When you see a young artist today wearing a "throwback" Roc pendant, they aren't just being retro. They are paying homage to the blueprint of independent success.

How to research or collect the legacy:

If you’re a collector or a student of hip-hop history, don't just look for the gold. Look for the stories. Check out the Ice Cold photography books or watch the old Life and Times of S. Carter footage. The chain is the entry point, but the business moves—the distribution deals with Def Jam, the launch of Rocawear, the pivot to luxury spirits—are the real "diamonds" in the story.

To truly understand the value, you have to look at the auctions. Keep an eye on high-end auction houses like Sotheby’s, which occasionally handle "hip-hop royalty" sales. You won't find a real 1997-era chain at a pawn shop, but you might find the history of one in the archives of New York’s Diamond District.

For those looking to own a piece of the aesthetic without the $100,000 price tag, focus on the official Roc Nation merchandise or authorized high-quality jeweler recreations that use 14k gold and moissanite.

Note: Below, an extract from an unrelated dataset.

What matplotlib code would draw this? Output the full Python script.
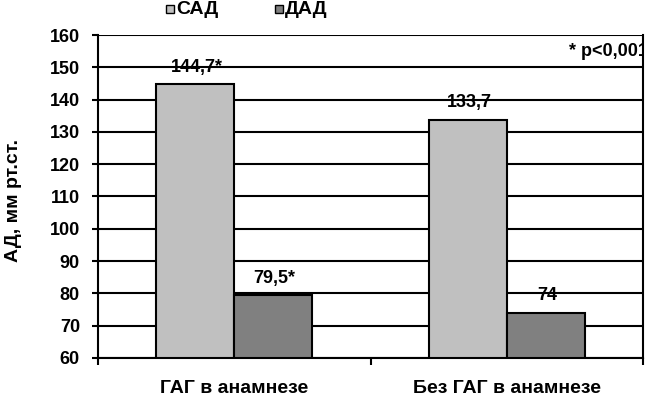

Just remember: the chain is the symbol, but the hustle is what actually makes it shine.

Next Steps for Enthusiasts:

  • Study the Craft: Look into Jacob the Jeweler’s early work from 1995–1999 to see how the setting styles evolved from basic pavé to more intricate designs.
  • Track the Auctions: Follow the ongoing legal proceedings regarding Damon Dash’s assets; this is where the last "original" label-issued pieces are likely to resurface.
  • Verify the Source: If you are buying a "vintage" piece, demand a certificate of authenticity or provenance linking it back to the original New York jewelers of the 90s.